Auch die Ausweitung des Rechts auf das Tragen von Waffen in der Öffentlichkeit bereitet israelischen Bürgerrechtsorganisationen Sorge: Sie befürchten, dass es verstärkt zu Selbstjustiz kommen könnte, denn es dürften vor allem rechte Israelis aus dem Umfeld der Siedlerbewegung sein, die sich um Waffenscheine bemühen.

Schon jetzt sind bewaffnete Siedler im Westjordanland ein alltägliches Bild; allerdings sind die Prüfungen vor Erteilung eines Waffenscheins strikt. So gut wie alle der rund 200 Palästinenser, die im vergangenen Jahr getötet wurden, starben in Konfrontationen mit dem israelischen Militär.

Nach dem Anschlag auf die Synagoge griffen Siedler aus dem Umfeld der Religiösen Zionisten unbeteiligte Palästinenser mit Steinwürfen an. Zwar mahnte Netanjahu zur Ruhe, doch ausgerechnet von Ben Gvir, nun wie gesagt Minister für innere Sicherheit, war kein einziges Wort zu hören. Stattdessen tun er und Bezalel Smotrich, der andere Führungspolitiker der Rechtsextremen, schon seit Wochen alles, um die Palästinenser zu provozieren und zu demütigen.

So erfuhr der palästinensische Außenminister Riad al-Maliki bei seiner Rückkehr von einer Reise nach Brasilien, dass Israels Regierung seine Erlaubnis zum freien Grenzübertritt widerrufen hatte. Die Grenzen ins Westjordanland werden von Israel kontrolliert; bislang war es jedoch Usus, dass palästinensische Regierungsmitglieder die Grenze uneingeschränkt überqueren dürfen.

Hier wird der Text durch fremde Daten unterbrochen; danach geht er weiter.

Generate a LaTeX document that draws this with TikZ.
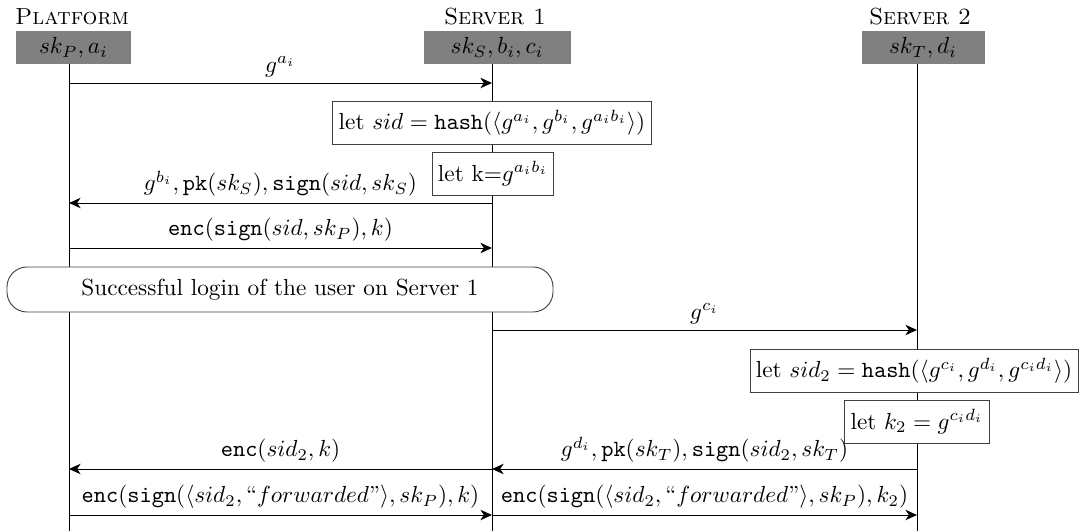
\documentclass[tikz,border=0pt]{standalone}
\usepackage{amsmath}
\usetikzlibrary{arrows.meta}
\newcommand\pxu{0.43pt}
\begin{document}
\begin{tikzpicture}[x=0.43pt,y=-0.43pt,
  title/.style={font=\scshape, inner sep=0pt},
  inst/.style={fill=black!50, minimum height=33*\pxu, inner sep=0pt},
  life/.style={line width=0.4pt},
  msg/.style={-{Stealth[length=5pt,width=4.5pt,inset=1.5pt]}, line width=0.4pt},
  lbl/.style={above, inner sep=2.5pt},
  act/.style={draw=black!75, fill=white, inner xsep=2.5pt, minimum height=43*\pxu},
  note/.style={draw=black!75, fill=white, rounded corners=20*\pxu, minimum width=546*\pxu, minimum height=45*\pxu}]
\useasboundingbox (0,0) rectangle (1083,531);
% titles
\node[title] (tP) at (72,17) {Platform};
\node[title] (tS) at (495,17) {Server 1};
\node[title] (tT) at (920,17) {Server 2};
% instance boxes
\node[inst, minimum width=115*\pxu] (P) at (73.5,48) {$sk_P, a_i$};
\node[inst, minimum width=147*\pxu] (S) at (497,48) {$sk_S, b_i, c_i$};
\node[inst, minimum width=123*\pxu] (T) at (923,48) {$sk_T, d_i$};
% lifelines
\coordinate (Ps) at (69,64);
\coordinate (Ss) at (492,64);
\coordinate (Ts) at (917,64);
\coordinate (Pe) at (69,531);
\coordinate (Se) at (492,531);
\coordinate (Te) at (917,531);
\draw[life] (Ps) -- (Pe);
\draw[life] (Ss) -- (Se);
\draw[life] (Ts) -- (Te);
% message points
\foreach \n/\y in {1/83,2/203,3/248,4/330,5/469,6/515}{
  \coordinate (p\n) at (69,\y);
  \coordinate (s\n) at (492,\y);
  \coordinate (t\n) at (917,\y);
}
\draw[msg] (p1) -- node[lbl] {$g^{a_i}$} (s1);
\node[act] (sid) at (492,122.5) {let $sid = \mathtt{hash}(\langle g^{a_i}, g^{b_i}, g^{a_ib_i}\rangle)$};
\node[act] (k) at (493,173.5) {let k=$g^{a_ib_i}$};
\draw[msg] (s2) -- node[lbl] {$g^{b_i}, \mathtt{pk}(sk_S), \mathtt{sign}(sid, sk_S)$} (p2);
\draw[msg] (p3) -- node[lbl] {$\mathtt{enc}(\mathtt{sign}(sid, sk_P), k)$} (s3);
\node[note] (login) at (280,289.5) {Successful login of the user on Server 1};
\draw[msg] (s4) -- node[lbl] {$g^{c_i}$} (t4);
\node[act] (sid2) at (914,371) {let $sid_2 = \mathtt{hash}(\langle g^{c_i}, g^{d_i}, g^{c_id_i}\rangle)$};
\node[act] (k2) at (917,421.5) {let $k_2 = g^{c_id_i}$};
\draw[msg] (s5) -- node[lbl] {$\mathtt{enc}(sid_2, k)$} (p5);
\draw[msg] (t5) -- node[lbl] {$g^{d_i}, \mathtt{pk}(sk_T), \mathtt{sign}(sid_2, sk_T)$} (s5);
\draw[msg] (p6) -- node[lbl] {$\mathtt{enc}(\mathtt{sign}(\langle sid_2, \text{``$forwarded$''}\rangle, sk_P), k)$} (s6);
\draw[msg] (s6) -- node[lbl] {$\mathtt{enc}(\mathtt{sign}(\langle sid_2, \text{``$forwarded$''}\rangle, sk_P), k_2)$} (t6);
\end{tikzpicture}
\end{document}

Israels Regierung ließ keinen Zweifel daran, dass es sich bei der Maßnahme um die "Strafe" dafür handele, dass die palästinensische Regierung im Dezember ein UN-Votum für eine Untersuchung durch den Internationalen Strafgerichtshof durchgesetzt hatte.

Kurz nach seiner Amtseinführung besuchte Ben Gvir zudem den Jerusalemer Tempelberg, der Standort der drittheiligsten Stätte des Islam und ehemaliger Standort des von den Römern zerstörten jüdischen Tempels ist. Smotrich indes zog mit mehreren Unterstützern durch Hebron, in dessen Zentrum sich auch eine der radikalsten israelischen Siedlungen im Westjordanland befindet. Die Israelis durchbrachen die Militärabsperrungen; nur mit Mühe konnten die Soldaten beide Seiten davon abhalten, aufeinander loszugehen.